REQUIREMENTS: Write out, word for word, the stretch of lines beginning at the one with "Recreate this image" and ending at the one with "ha='left', va='center', fontsize=8.5, color='#404040', zorder=4)", omitting the images.

══════════════════════════════

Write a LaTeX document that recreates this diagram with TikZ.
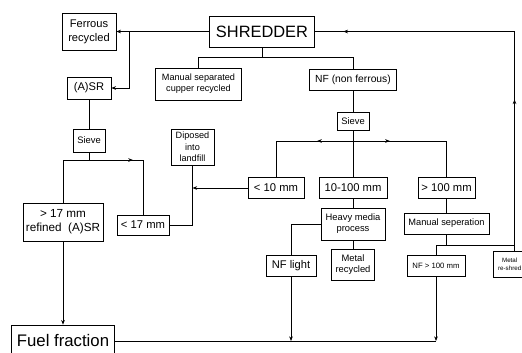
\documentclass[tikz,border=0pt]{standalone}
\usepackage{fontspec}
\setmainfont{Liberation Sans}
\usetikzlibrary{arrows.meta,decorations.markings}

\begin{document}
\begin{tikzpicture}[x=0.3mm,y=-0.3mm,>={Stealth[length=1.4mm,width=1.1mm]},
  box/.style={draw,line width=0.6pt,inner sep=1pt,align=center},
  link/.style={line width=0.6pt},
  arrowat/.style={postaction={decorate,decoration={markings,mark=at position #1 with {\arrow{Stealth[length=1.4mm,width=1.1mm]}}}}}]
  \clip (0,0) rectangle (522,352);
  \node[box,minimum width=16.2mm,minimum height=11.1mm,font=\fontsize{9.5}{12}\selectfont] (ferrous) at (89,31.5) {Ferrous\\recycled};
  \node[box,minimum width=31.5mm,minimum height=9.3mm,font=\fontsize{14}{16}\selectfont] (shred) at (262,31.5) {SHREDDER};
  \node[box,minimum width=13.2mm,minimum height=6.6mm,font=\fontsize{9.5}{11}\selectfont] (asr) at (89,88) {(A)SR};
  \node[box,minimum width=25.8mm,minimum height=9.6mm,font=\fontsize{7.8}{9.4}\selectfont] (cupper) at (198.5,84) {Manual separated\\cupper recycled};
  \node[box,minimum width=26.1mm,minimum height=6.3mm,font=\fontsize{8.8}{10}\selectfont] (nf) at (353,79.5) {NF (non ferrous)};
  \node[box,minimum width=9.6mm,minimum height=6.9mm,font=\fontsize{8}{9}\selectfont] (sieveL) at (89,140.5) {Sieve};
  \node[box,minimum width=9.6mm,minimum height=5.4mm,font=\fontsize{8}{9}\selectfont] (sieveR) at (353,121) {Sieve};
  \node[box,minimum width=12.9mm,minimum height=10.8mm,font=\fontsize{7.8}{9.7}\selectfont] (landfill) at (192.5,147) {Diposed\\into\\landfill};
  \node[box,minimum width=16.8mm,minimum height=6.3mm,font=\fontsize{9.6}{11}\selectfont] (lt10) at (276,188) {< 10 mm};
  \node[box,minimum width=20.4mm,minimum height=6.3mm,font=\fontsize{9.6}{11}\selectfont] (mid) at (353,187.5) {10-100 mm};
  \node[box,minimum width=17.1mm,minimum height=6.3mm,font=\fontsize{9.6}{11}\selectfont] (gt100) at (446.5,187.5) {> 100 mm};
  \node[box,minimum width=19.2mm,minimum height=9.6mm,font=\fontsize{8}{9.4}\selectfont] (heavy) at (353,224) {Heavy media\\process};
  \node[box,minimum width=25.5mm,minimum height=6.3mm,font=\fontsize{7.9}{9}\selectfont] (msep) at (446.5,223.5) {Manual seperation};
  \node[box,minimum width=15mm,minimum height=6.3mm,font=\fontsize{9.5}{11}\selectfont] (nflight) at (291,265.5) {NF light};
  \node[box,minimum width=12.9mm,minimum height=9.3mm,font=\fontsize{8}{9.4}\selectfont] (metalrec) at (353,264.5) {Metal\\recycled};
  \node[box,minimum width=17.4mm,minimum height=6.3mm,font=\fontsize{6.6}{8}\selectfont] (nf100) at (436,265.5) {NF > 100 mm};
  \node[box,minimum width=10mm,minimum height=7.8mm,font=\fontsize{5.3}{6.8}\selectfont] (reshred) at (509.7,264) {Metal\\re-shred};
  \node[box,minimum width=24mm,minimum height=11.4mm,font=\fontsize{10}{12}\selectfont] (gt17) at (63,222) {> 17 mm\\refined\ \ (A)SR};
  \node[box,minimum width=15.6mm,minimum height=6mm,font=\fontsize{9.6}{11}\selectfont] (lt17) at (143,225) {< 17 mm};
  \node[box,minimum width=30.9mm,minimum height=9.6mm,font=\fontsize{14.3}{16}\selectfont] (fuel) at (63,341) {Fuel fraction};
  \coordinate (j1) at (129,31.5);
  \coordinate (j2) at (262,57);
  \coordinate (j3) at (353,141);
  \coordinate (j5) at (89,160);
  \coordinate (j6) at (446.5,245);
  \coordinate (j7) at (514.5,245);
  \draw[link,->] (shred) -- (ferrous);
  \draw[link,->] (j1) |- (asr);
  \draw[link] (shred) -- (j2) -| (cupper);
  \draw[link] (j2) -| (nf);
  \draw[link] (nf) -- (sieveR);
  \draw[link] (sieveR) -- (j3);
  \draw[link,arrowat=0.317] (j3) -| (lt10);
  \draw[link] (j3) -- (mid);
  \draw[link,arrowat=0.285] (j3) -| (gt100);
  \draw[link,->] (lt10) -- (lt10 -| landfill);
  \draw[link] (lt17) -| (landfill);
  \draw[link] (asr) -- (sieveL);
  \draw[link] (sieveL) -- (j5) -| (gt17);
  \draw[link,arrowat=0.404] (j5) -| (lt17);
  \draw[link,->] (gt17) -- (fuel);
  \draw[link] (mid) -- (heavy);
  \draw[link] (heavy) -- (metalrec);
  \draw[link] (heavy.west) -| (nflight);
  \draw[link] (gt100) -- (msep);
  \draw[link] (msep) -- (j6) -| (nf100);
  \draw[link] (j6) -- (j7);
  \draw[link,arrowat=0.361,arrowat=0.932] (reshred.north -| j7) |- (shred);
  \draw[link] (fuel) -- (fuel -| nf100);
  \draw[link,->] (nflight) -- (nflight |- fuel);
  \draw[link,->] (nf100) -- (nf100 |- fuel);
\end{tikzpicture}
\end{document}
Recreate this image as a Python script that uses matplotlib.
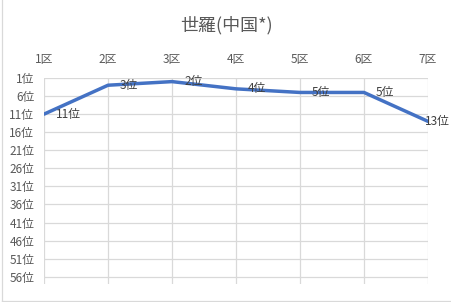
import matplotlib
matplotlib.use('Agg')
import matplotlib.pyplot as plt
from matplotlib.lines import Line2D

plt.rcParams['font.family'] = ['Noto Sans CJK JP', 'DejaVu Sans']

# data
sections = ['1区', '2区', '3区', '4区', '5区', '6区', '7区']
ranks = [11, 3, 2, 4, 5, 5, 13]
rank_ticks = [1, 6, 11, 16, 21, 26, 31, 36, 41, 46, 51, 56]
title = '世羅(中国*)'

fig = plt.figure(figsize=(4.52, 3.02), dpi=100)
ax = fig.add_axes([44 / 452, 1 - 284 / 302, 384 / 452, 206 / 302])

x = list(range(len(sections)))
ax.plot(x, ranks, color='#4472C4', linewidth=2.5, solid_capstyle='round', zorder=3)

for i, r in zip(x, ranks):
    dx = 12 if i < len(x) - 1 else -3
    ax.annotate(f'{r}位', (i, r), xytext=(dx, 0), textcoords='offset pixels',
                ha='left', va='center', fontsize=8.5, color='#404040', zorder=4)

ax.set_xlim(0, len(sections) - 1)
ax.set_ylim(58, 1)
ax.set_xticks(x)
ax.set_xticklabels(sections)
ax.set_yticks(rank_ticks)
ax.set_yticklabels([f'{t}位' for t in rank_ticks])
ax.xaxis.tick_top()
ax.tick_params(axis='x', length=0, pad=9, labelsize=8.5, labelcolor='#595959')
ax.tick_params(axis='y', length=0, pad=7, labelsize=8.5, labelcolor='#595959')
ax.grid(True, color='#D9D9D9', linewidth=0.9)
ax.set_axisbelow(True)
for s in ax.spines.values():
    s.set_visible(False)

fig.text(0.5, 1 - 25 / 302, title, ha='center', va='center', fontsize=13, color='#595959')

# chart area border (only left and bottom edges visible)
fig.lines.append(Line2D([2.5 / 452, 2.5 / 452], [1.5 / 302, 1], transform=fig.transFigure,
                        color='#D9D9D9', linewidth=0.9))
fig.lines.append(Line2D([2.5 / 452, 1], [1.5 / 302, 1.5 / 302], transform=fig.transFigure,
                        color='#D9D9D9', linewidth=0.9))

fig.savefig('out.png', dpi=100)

══════════════════════════════

OUTPUT:
Recreate this image as a Python script that uses matplotlib.
import matplotlib
matplotlib.use('Agg')
import matplotlib.pyplot as plt
from matplotlib.lines import Line2D

plt.rcParams['font.family'] = ['Noto Sans CJK JP', 'DejaVu Sans']

# data
sections = ['1区', '2区', '3区', '4区', '5区', '6区', '7区']
ranks = [11, 3, 2, 4, 5, 5, 13]
rank_ticks = [1, 6, 11, 16, 21, 26, 31, 36, 41, 46, 51, 56]
title = '世羅(中国*)'

fig = plt.figure(figsize=(4.52, 3.02), dpi=100)
ax = fig.add_axes([44 / 452, 1 - 284 / 302, 384 / 452, 206 / 302])

x = list(range(len(sections)))
ax.plot(x, ranks, color='#4472C4', linewidth=2.5, solid_capstyle='round', zorder=3)

for i, r in zip(x, ranks):
    dx = 12 if i < len(x) - 1 else -3
    ax.annotate(f'{r}位', (i, r), xytext=(dx, 0), textcoords='offset pixels',
                ha='left', va='center', fontsize=8.5, color='#404040', zorder=4)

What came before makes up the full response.